Johnson Controls Inc is exploring a potential sale of its automotive interiors unit, a move that would allow the diversified manufacturer to focus on higher-margin building controls and next-generation car batteries, three people familiar with the matter said on Wednesday.
Shares of Johnson Controls were up about 6 percent to $33.74 on the New York Stock Exchange, valuing the diversified conglomerate at around $23 billion.
Johnson Controls, the largest U.S. auto supplier with sales of more than $4 billion in car interiors for fiscal 2012, has grappled with industry-wide pressure on margins, low vehicle production in Europe and increased competition from China.
A successful sale of the interiors division, which competes with rivals such as Magna International Inc and Faurecia , would leave Johnson Controls with three other major business: automotive seating, building controls and car batteries.
The company also joins a growing number of diversified conglomerates looking to exit businesses that generate poor returns or do not fit with their core operations.

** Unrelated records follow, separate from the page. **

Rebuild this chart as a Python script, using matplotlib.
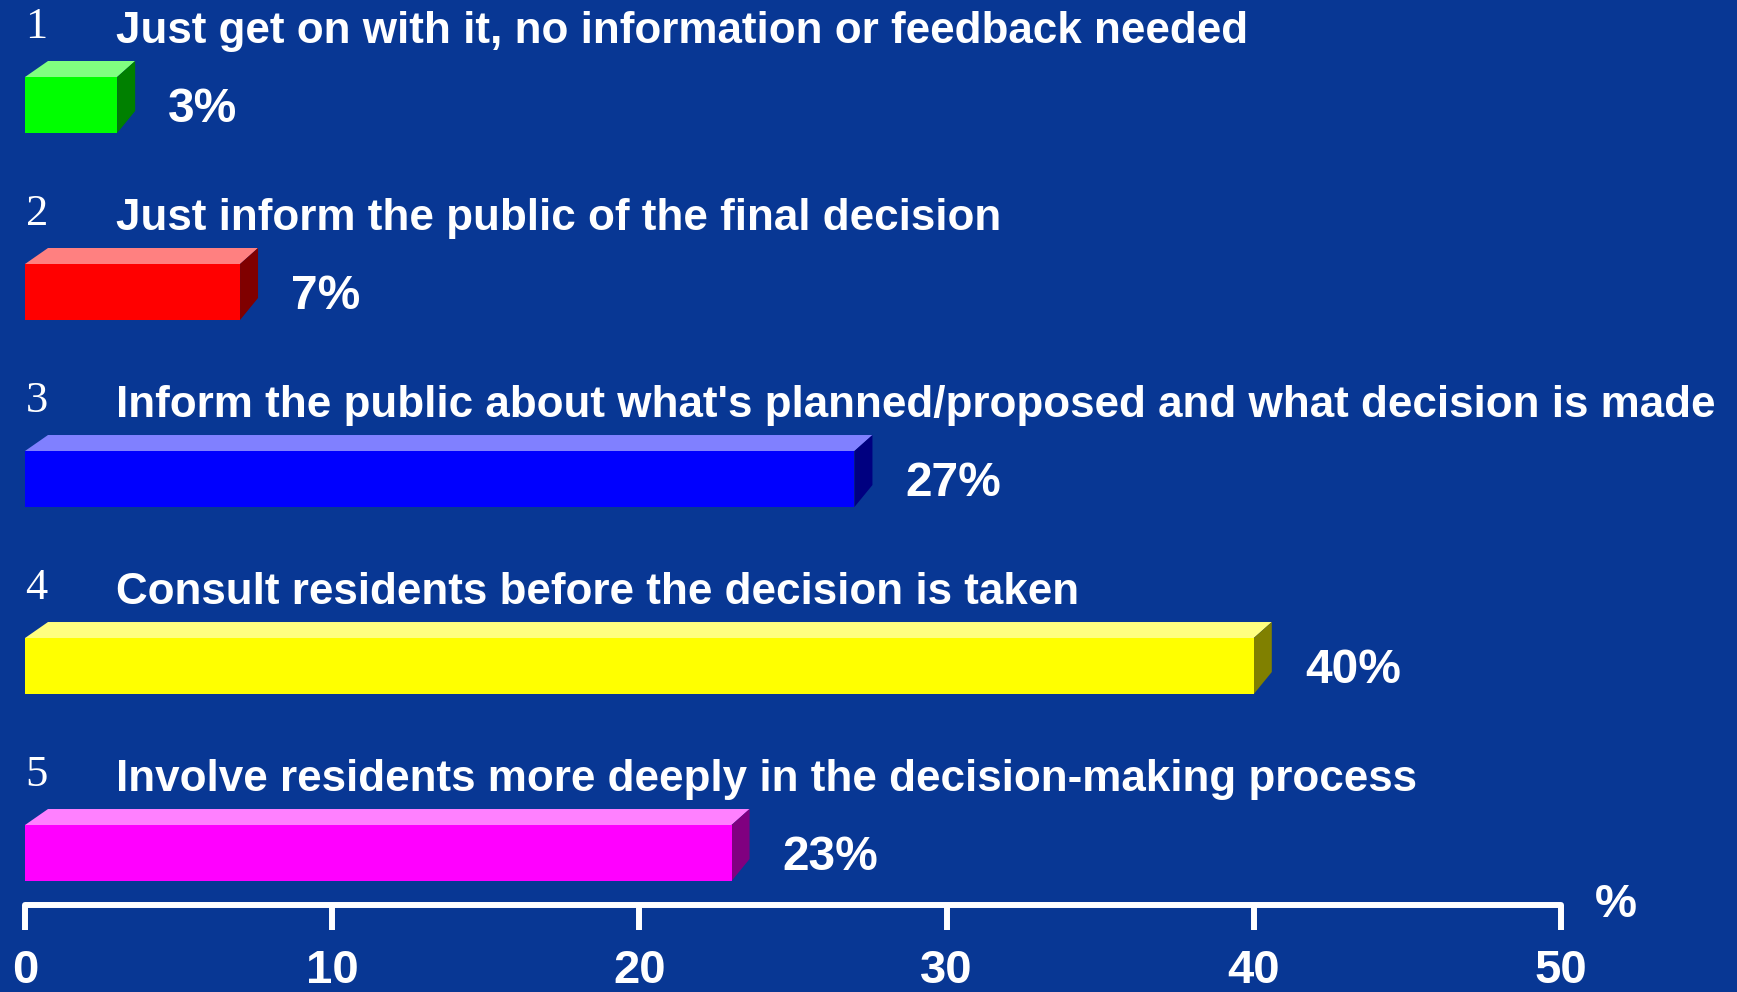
import matplotlib.pyplot as plt
from matplotlib.patches import Polygon

# data
numbers = ['1', '2', '3', '4', '5']
labels = [
    'Just get on with it, no information or feedback needed',
    'Just inform the public of the final decision',
    "Inform the public about what's planned/proposed and what decision is made",
    'Consult residents before the decision is taken',
    'Involve residents more deeply in the decision-making process',
]
values = [3, 7, 27, 40, 23]
front_colors = ['#00ff00', '#ff0000', '#0000ff', '#ffff00', '#ff00ff']
top_colors = ['#80ff80', '#ff8080', '#8080ff', '#ffff80', '#ff80ff']
side_colors = ['#008000', '#800000', '#000080', '#808000', '#800080']
xticks = [0, 10, 20, 30, 40, 50]

bg = '#083794'
W, H = 1737, 992

fig = plt.figure(figsize=(W / 100, H / 100), dpi=100, facecolor=bg)
ax = fig.add_axes([25 / W, (H - 905) / H, 1536 / W, 905 / H])
ax.set_facecolor(bg)
ax.set_xlim(0, 50)
ax.set_ylim(4.278, -0.5615)  # inverted, rows go down

# pixel -> data unit factors
px_x = 50 / 1536
px_y = (4.278 + 0.5615) / 905
bar_h = 56 * px_y

for i, (v, fc, tc, sc) in enumerate(zip(values, front_colors, top_colors, side_colors)):
    y_top = i - bar_h / 2
    y_bot = i + bar_h / 2
    # back face corners (a bit of perspective)
    bl = 23 * px_x
    br = v + 18 * px_x
    bt = y_top - 16 * px_y
    bb = y_bot - 22 * px_y
    ax.add_patch(Polygon([(0, y_top), (v, y_top), (br, bt), (bl, bt)],
                         closed=True, facecolor=tc, edgecolor='none', zorder=2))
    ax.add_patch(Polygon([(v, y_top), (br, bt), (br, bb), (v, y_bot)],
                         closed=True, facecolor=sc, edgecolor='none', zorder=2))
    ax.barh(i, v, height=bar_h, left=0, color=fc, zorder=3)

    # value label
    ax.text(v + 51 * px_x, i + 0.025, f'{v}%', color='white', fontsize=34.5,
            fontweight='bold', family='Liberation Sans', va='center',
            ha='left', clip_on=False)
    # row number and question text
    ax.text(0.02, i - 0.36, numbers[i], color='white', fontsize=32,
            family='Liberation Serif', va='baseline', ha='left')
    ax.text(2.95, i - 0.33, labels[i], color='white', fontsize=31.7,
            fontweight='bold', family='Liberation Sans', va='baseline', ha='left')

# axis styling: only the bottom line with ticks
for s in ['left', 'right', 'top']:
    ax.spines[s].set_visible(False)
ax.spines['bottom'].set_color('white')
ax.spines['bottom'].set_linewidth(4.3)
ax.spines['bottom'].set_capstyle('round')
ax.set_yticks([])
ax.set_xticks(xticks)
ax.set_xticklabels([str(t) for t in xticks])
ax.tick_params(axis='x', colors='white', direction='out', length=18, width=4.3,
               pad=14, labelsize=34)
for lab in ax.get_xticklabels():
    lab.set_fontweight('bold')
    lab.set_family('Liberation Sans')

ax.text(51.8, 4.278, '%', color='white', fontsize=34, fontweight='bold',
        family='Liberation Sans', va='center', ha='center', clip_on=False)

fig.savefig('out.png', dpi=100, facecolor=bg)
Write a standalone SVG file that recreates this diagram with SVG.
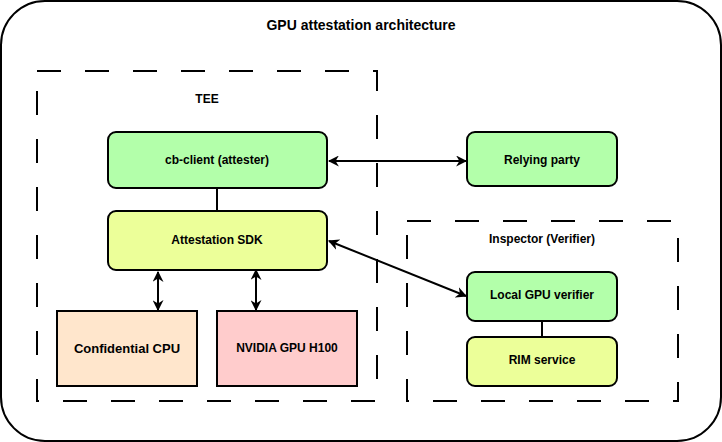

The Milwaukee, Wisconsin-based company is being advised by investment bank JPMorgan Chase on the potential interiors divestiture, two of the people said, asking not to be named because the discussions are private.
Johnson Controls posted revenue of $42 billion its last fiscal year. Automotive seating remains its largest segment with roughly $16 billion in sales for its fiscal 2012 that ended in September.
Johnson Controls and JPMorgan declined to comment.
In October, Johnson Controls separated its car seating from its interiors and electronics businesses, saying that economic and competitive characteristics between seating, interiors and electronics are "increasingly different."
"If you look at those businesses, the business models, capital intensity, the manufacturing footprint requirements are very, very different. And we also wanted to bring more focus to each of those segments," Chief Executive Steve Roell said at that time.
The diversified manufacturer, along with the rest of the industry, has been battling to improve poor margins in car interiors over the past few years. Visteon Corp is also trying to exit its auto interiors business.
The company's fiscal 2013 year outlook called for electronics and interiors business margins of between 1.9 percent and 2.1 percent, and its mid-term outlook through 2017 called for those margins to rise to 6 percent to 7 percent.
In comparison, Johnson Controls' power solutions business - the world's largest provider of advanced batteries for vehicles - expects margins between 14.6 percent to 14.8 percent in its 2013 fiscal year and improvement in margins by 2 percentage points in its outlook to 2017.
Its building efficiency business expects 2013 margins of 6.4 percent to 6.5 percent.